Top Service Desk Software Providers
Service desk software comes with capabilities that extend past a simple help desk. Some of those solutions include SLA management, IT incident logging and resolution, technology asset lifecycle management, and visibility into users and business processes. Some of the most notable service desk software products include:
Starting cost: $19 per user, per month
Freshservice is a Freshworks product designed for teams to handle IT service management to users or customers. The product is reasonably priced for its capabilities—ranging from just $19 to $119 per user on a monthly basis. It includes built-in incident management, SLA ticket automation, onboarding and user provisioning tools, and the ability to track IT asset life cycles. There are also change, release, and IT project management features within the platform, as well as an add-on to manage SaaS applications from Freshservice.
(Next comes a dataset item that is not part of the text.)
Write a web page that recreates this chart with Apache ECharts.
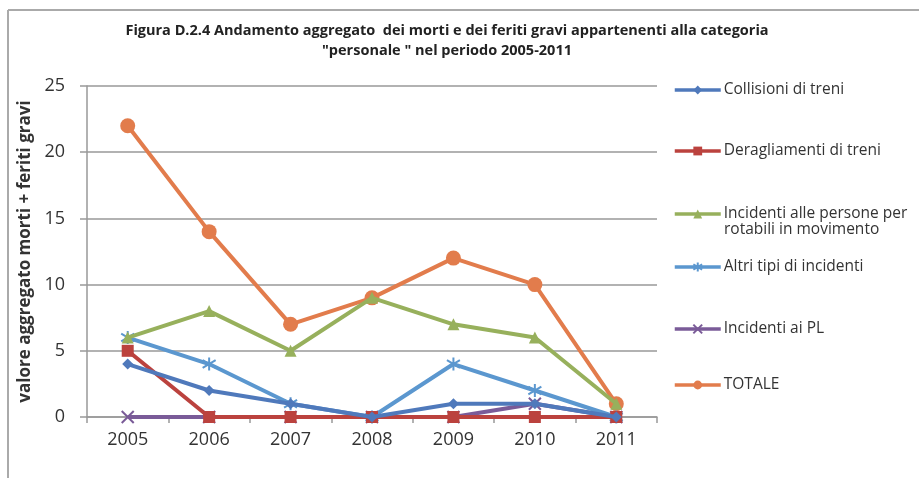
<!DOCTYPE html>
<html><head><meta charset="utf-8">
<script src="https://cdn.jsdelivr.net/npm/echarts@6/dist/echarts.min.js"></script>
<style>html,body{margin:0;padding:0;background:#fff}#c{width:919px;height:478px}</style>
</head><body><div id="c"></div>
<script>
const years = ['2005','2006','2007','2008','2009','2010','2011'];
const collisioni = [4, 2, 1, 0, 1, 1, 0];
const deragliamenti = [5, 0, 0, 0, 0, 0, 0];
const incidentiPersone = [6, 8, 5, 9, 7, 6, 1];
const altriTipi = [6, 4, 1, 0, 4, 2, 0];
const incidentiPL = [0, 0, 0, 0, 0, 1, 0];
const totale = [22, 14, 7, 9, 12, 10, 1];
const yTicks = [0, 5, 10, 15, 20, 25];

const names = ['Collisioni di treni','Deragliamenti di treni','Incidenti alle persone per\nrotabili in movimento','Altri tipi di incidenti','Incidenti ai PL','TOTALE'];
const colors = ['#4f79bb','#bb423e','#97b05c','#5b97cf','#7a5b98','#e27c4c'];
const asterisk = 'path://M5,0L5,10M0,2L10,8M0,8L10,2';
const cross = 'path://M0,0L10,10M0,10L10,0';
const symbols = ['diamond','rect','triangle',asterisk,cross,'circle'];
const sizes = [11,12,12,13,12,15];
const datas = [collisioni, deragliamenti, incidentiPersone, altriTipi, incidentiPL, totale];

const styleFor = i => (i===3||i===4)
  ? {color: 'none', borderColor: colors[i], borderWidth: 2}
  : {color: colors[i], borderColor: colors[i], borderWidth: 0};

const series = names.map((n,i)=>({
  name: n, type: 'line', data: datas[i], symbol: symbols[i], symbolSize: sizes[i],
  lineStyle: {width: 4, color: colors[i]},
  itemStyle: styleFor(i),
  z: 2 + (5 - i)
}));

const FS = 15.5;
const legendCenters = [88, 149, 212, 265, 327, 383];
const legends = names.map((n,i)=>({
  data: [n], left: 668, top: legendCenters[i] - 5 - 8, orient: 'vertical',
  itemWidth: 46, itemHeight: 11, itemGap: 0,
  itemStyle: styleFor(i),
  lineStyle: {width: 3.5, color: colors[i]},
  formatter: name => name.split('\n')[0],
  textStyle: {fontFamily: 'Open Sans', fontSize: FS, color: '#333', lineHeight: 20, padding: [0,0,0,-2]},
  selectedMode: false
}));
const secondLine = names[2].split('\n')[1];

const chart = echarts.init(document.getElementById('c'));
chart.setOption({
  backgroundColor: '#fff',
  animation: false,
  title: {
    text: 'Figura D.2.4 Andamento aggregato  dei morti e dei feriti gravi appartenenti alla categoria\n"personale " nel periodo 2005-2011',
    left: 442, top: 16, textAlign: 'center',
    textStyle: {fontFamily: 'Open Sans', fontWeight: 'bold', fontSize: 14.5, color: '#222', lineHeight: 20}
  },
  legend: legends,
  grid: {left: 87, right: 262, top: 86, bottom: 61},
  xAxis: {
    type: 'category', data: years, boundaryGap: true,
    axisLine: {lineStyle: {color: '#999', width: 1.5}},
    axisTick: {show: true, length: 6, lineStyle: {color: '#999', width: 1.5}},
    axisLabel: {fontFamily: 'Open Sans', fontSize: 18, color: '#333', margin: 14}
  },
  yAxis: {
    type: 'value', min: 0, max: 25, interval: 5,
    name: 'valore aggregato morti + feriti gravi', nameLocation: 'middle', nameGap: 50,
    nameTextStyle: {fontFamily: 'Open Sans', fontWeight: 'bold', fontSize: 17, color: '#333'},
    axisLine: {show: true, lineStyle: {color: '#999', width: 1.5}},
    axisTick: {show: true, length: 7, lineStyle: {color: '#999', width: 1.5}},
    axisLabel: {fontFamily: 'Open Sans', fontSize: 18, color: '#333', margin: 22,
      formatter: v => yTicks.includes(v) ? String(v) : ''},
    splitLine: {lineStyle: {color: '#999', width: 1.5}}
  },
  graphic: [
    {type: 'line', shape: {x1: 8, y1: 10, x2: 8, y2: 478}, style: {stroke: '#aaa', lineWidth: 2}},
    {type: 'line', shape: {x1: 8, y1: 10, x2: 919, y2: 10}, style: {stroke: '#aaa', lineWidth: 2}},
    {type: 'text', left: 724, top: 222, style: {text: secondLine, font: FS + 'px "Open Sans"', fill: '#333'}}
  ],
  series: series
});
</script></body></html>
Starting cost: Free to $47 per user, per month
Jira is primarily known for its project management software. However, the provider also offers a powerful service desk, which has many features like SLAs, self-service resource management, and basic incident management available for free. Software and IT service businesses, as well as organizations using the platform for internal use, can also oversee change management activities, track asset and application inventory, and organize and automate user onboarding.
Bottom Line
When choosing between a help desk and a service desk, it’s crucial to understand that each one has separate use cases and objectives. A help desk can be part of a service desk, but exclusively handles user or customer inquiries. A service desk, on the other hand, is a proactive and holistic system that manages an entire IT system to ensure it remains operational. Understanding the comparison between a service desk vs help desk allows organizations to invest in the right software and resources required to manage each function.